Counting the duplicates and non-duplicates of a count aggregation

Hello all,

I'm hoping someone can help me with my issue, as I feel it's a simple problem to solve and it's just me missing something! I'm fairly new to ELK (3 months in), so hopefully this isn't too much of a newbie question :slight_smile:

I've attached a screenshot of a simple verticle bar chart to visualise what I'm trying to acheive. In the 'red' group, you have IDs that only have a single count, 75 in total. In the 'blue' group, you have ID's that have more than 1 count, 16 in total.

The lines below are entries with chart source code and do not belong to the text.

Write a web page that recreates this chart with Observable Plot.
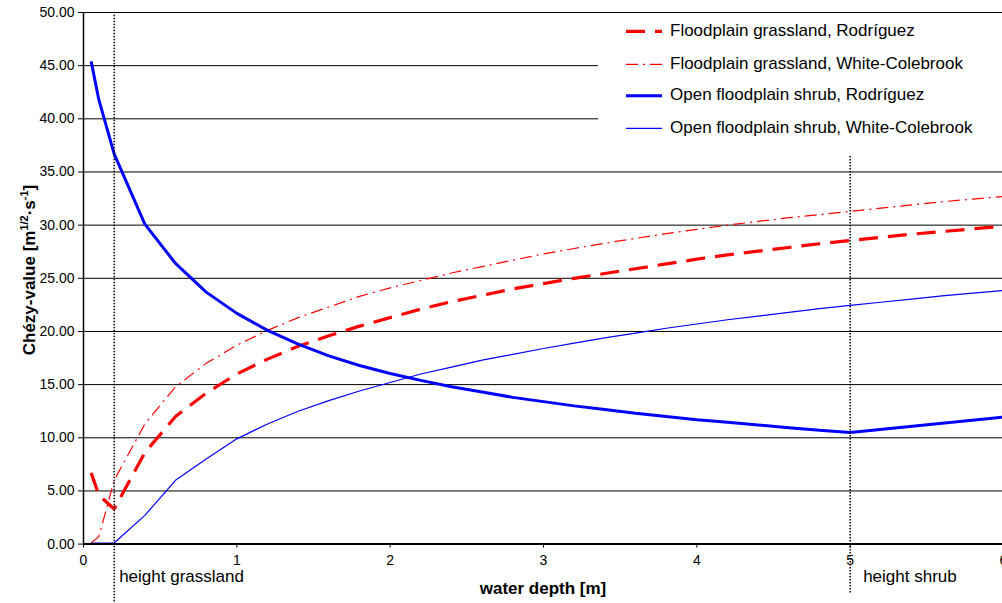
<!DOCTYPE html>
<html><head><meta charset="utf-8">
<script src="https://cdn.jsdelivr.net/npm/d3@7"></script>
<script src="https://cdn.jsdelivr.net/npm/@observablehq/plot@0.6"></script>
<style>
body{margin:0;background:#fff;}
#wrap{position:relative;width:1002px;height:603px;overflow:hidden;font-family:"Liberation Sans",Arial,sans-serif;background:#fff;}
#legend{position:absolute;left:598px;top:16px;width:404px;height:139px;background:#fff;}
</style></head><body><div id="wrap"></div>
<script>
// ---- data ----
const depth = [0.05,0.1,0.2,0.4,0.6,0.8,1.0,1.2,1.4,1.6,1.8,2.0,2.2,2.4,2.6,2.8,3.0,3.2,3.4,3.6,3.8,4.0,4.2,4.4,4.6,4.8,5.0,5.2,5.4,5.6,5.8,6.0];
const grassRod = [6.7,4.6,3.3,8.6,12.0,14.2,16.0,17.4,18.6,19.6,20.5,21.3,22.1,22.8,23.4,24.0,24.5,25.0,25.45,25.9,26.35,26.8,27.2,27.55,27.9,28.25,28.55,28.85,29.15,29.4,29.65,29.9];
const grassWC = [0.1,0.7,6.0,11.3,14.8,17.0,18.7,20.1,21.3,22.3,23.3,24.1,24.8,25.5,26.1,26.7,27.3,27.8,28.3,28.75,29.2,29.6,30.0,30.35,30.7,31.0,31.3,31.6,31.9,32.2,32.45,32.7];
const shrubWC = [0.1,0.1,0.1,2.7,6.0,8.0,9.9,11.3,12.5,13.5,14.4,15.2,16.0,16.65,17.3,17.85,18.4,18.9,19.4,19.85,20.3,20.7,21.1,21.45,21.8,22.15,22.45,22.75,23.05,23.35,23.6,23.85];
const depthShrubRod = [0.05,0.1,0.2,0.4,0.6,0.8,1.0,1.2,1.4,1.6,1.8,2.0,2.2,2.4,2.6,2.8,3.0,3.2,3.4,3.6,3.8,4.0,4.2,4.4,4.6,4.8,5.0,6.0];
const shrubRod = [45.4,41.8,36.7,30.1,26.4,23.7,21.7,20.1,18.8,17.7,16.8,16.05,15.4,14.8,14.3,13.8,13.4,13.0,12.65,12.3,12.0,11.7,11.45,11.2,10.95,10.7,10.5,11.95];
const seriesNames = ["Floodplain grassland, Rodríguez","Floodplain grassland, White-Colebrook","Open floodplain shrub, Rodríguez","Open floodplain shrub, White-Colebrook"];
const xTicks = [0,1,2,3,4,5,6];
const yTicks = [0,5,10,15,20,25,30,35,40,45,50];
const markers = [{x:0.2,label:"height grassland"},{x:5,label:"height shrub"}];
const xTitle = "water depth [m]";

// ---- styles ----
const styles = [
  {stroke:"#ff0000", strokeWidth:3.2, dash:"19,10"},
  {stroke:"#ff0000", strokeWidth:1.2, dash:"12,5,2,5"},
  {stroke:"#0000ff", strokeWidth:3, dash:null},
  {stroke:"#0000ff", strokeWidth:1.2, dash:null}
];
const toRows = (xs, ys) => xs.map((x,i)=>({x, y:ys[i]}));
const seriesData = [toRows(depth,grassRod), toRows(depth,grassWC), toRows(depthShrubRod,shrubRod), toRows(depth,shrubWC)];

const lineMarks = seriesData.map((d,i)=>Plot.line(d,{x:"x",y:"y",stroke:styles[i].stroke,strokeWidth:styles[i].strokeWidth,strokeDasharray:styles[i].dash||undefined,strokeLinejoin:"miter",strokeLinecap:"butt"}));

const plot = Plot.plot({
  width:1002, height:603,
  marginLeft:83, marginTop:12, marginBottom:59.4, marginRight:0,
  x:{domain:[0,6], range:[83,1003]},
  y:{domain:[0,50], range:[543.6,12]},
  style:{fontFamily:"'Liberation Sans', Arial, sans-serif", fontSize:"14px", color:"#000", background:"#fff"},
  marks:[
    Plot.gridY(yTicks,{stroke:"#000",strokeOpacity:1,strokeWidth:1}),
    Plot.axisY(yTicks,{tickSize:5,tickPadding:4,tickFormat:d3.format(".2f"),label:null,fontSize:14}),
    Plot.axisX(xTicks,{tickSize:4,tickPadding:7,tickFormat:d=>String(d),label:null,fontSize:14}),
    ...lineMarks,
    Plot.ruleX([0],{stroke:"#000",strokeWidth:1.5}),
    Plot.ruleY([0],{stroke:"#000",strokeWidth:2}),
    Plot.ruleX([markers[0]],{x:"x",y1:-5.7,y2:50,stroke:"#000",strokeWidth:1.5,strokeDasharray:"1.5,1.5"}),
    Plot.ruleX([markers[1]],{x:"x",y1:-4.6,y2:36.6,stroke:"#000",strokeWidth:1.5,strokeDasharray:"1.5,1.5"}),
    Plot.text([markers[0]],{x:"x",text:"label",frameAnchor:"bottom",dy:38,dx:5,textAnchor:"start",fontSize:17}),
    Plot.text([markers[1]],{x:"x",text:"label",frameAnchor:"bottom",dy:38,dx:13,textAnchor:"start",fontSize:17})
  ]
});
const wrap = document.getElementById("wrap");
wrap.appendChild(plot);
const svg = d3.select(plot);
// x title
const xs = plot.scale("x").range;
svg.append("text").attr("x",(xs[0]+xs[1])/2).attr("y",590).attr("text-anchor","middle").attr("dominant-baseline","middle")
  .attr("font-weight","bold").attr("font-size",17).text(xTitle);
// y title with superscripts
const yt = svg.append("text").attr("transform","translate(31,270) rotate(-90)").attr("text-anchor","middle")
  .attr("dominant-baseline","middle").attr("font-weight","bold").attr("font-size",17);
yt.append("tspan").text("Chézy-value [m");
yt.append("tspan").attr("dy",-6).attr("font-size",11).text("1/2");
yt.append("tspan").attr("dy",6).text("·s");
yt.append("tspan").attr("dy",-6).attr("font-size",11).text("-1");
yt.append("tspan").attr("dy",6).text("]");

// legend
const leg = d3.select(wrap).append("div").attr("id","legend");
const ls = leg.append("svg").attr("width",404).attr("height",139).style("display","block");
const rowY = [15.3,48.3,79.7,112.3];
seriesNames.forEach((n,i)=>{
  ls.append("line").attr("x1",28).attr("x2",64).attr("y1",rowY[i]).attr("y2",rowY[i])
    .attr("stroke",styles[i].stroke).attr("stroke-width",styles[i].strokeWidth)
    .attr("stroke-dasharray",styles[i].dash||null);
  ls.append("text").attr("x",72).attr("y",rowY[i]).attr("dominant-baseline","middle")
    .attr("font-size",17).attr("font-family","'Liberation Sans', Arial, sans-serif").text(n);
});
</script></body></html>
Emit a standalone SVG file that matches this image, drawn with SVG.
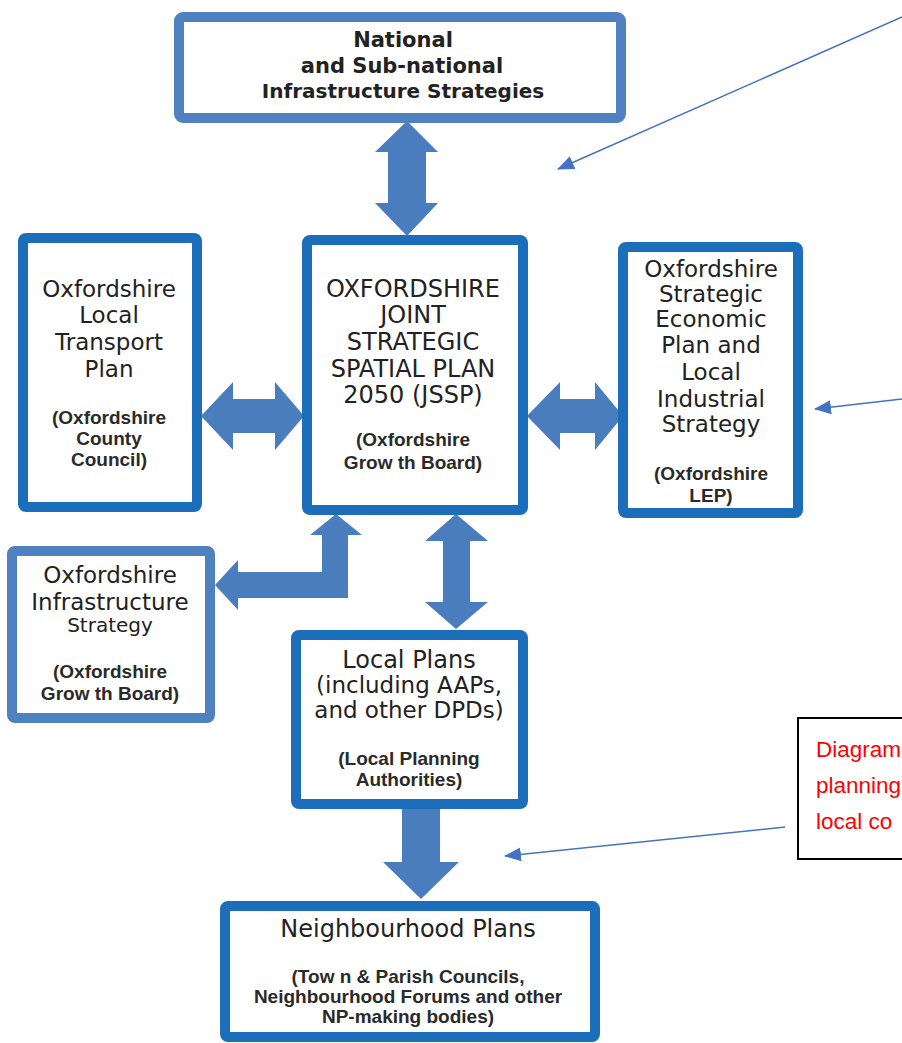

What I would like to do is create a simple metric to show the 75 in the red group as 'Single entry IDs', and another simple metric to show the 16 in the blue group as 'multiple entry IDs'.

I've tried reading up on pipeline aggregations, but if I'm honest it's tricky to follow as I'm still early on in my learning curve.

I've also tried the CURL request from this post - https://stackoverflow.com/questions/53359102/elasticsearch-count-duplicated-and-unique-values

However, that doesn't seem to work as it doesn't count the non-duplicate ID's properly (I get 0). It's also all in the console and I want this to be shown in Kibana!

Really hope that all makes sense, I've tried to explain it as best I can. Happy to assist with further info if needed.

Many thanks!

Hello,

So I ingested some sample data to simulate your scenario - They looked like this:


PUT /test_count/_doc/1
{
  "id": 1
}

PUT /test_count/_doc/3
{
  "id": 2
}

Please note total number of documents I ingested is 6.

Then I created a pie chart using terms aggregation on id:

Does that help? id here is mapped as a number field

Thanks,
Bhavya

Hi Bhavya,

Thanks for coming back to me! Appreciate your example, however it's not quite what I'm after.

Building on your example, let's say you ingested the following documents -

3 x documents with id 26
6 x documents with id 12
1 x document with id 4
1 x document with id 21
1 x document with id 7

Two of those documents (26 and 12) are duplicates (i.e. 2 or more).

Three of those documents (4, 21, 7) are non-duplicates.

The pie chart I need is made up of the count of the duplicates, and the count of the non-duplicates.

Count of duplicates = 2 (40%)
Count of non-duplciates = 3 (60%)

I really hope there's a way to do this without having to perform post-processing of my data and re-ingesting it!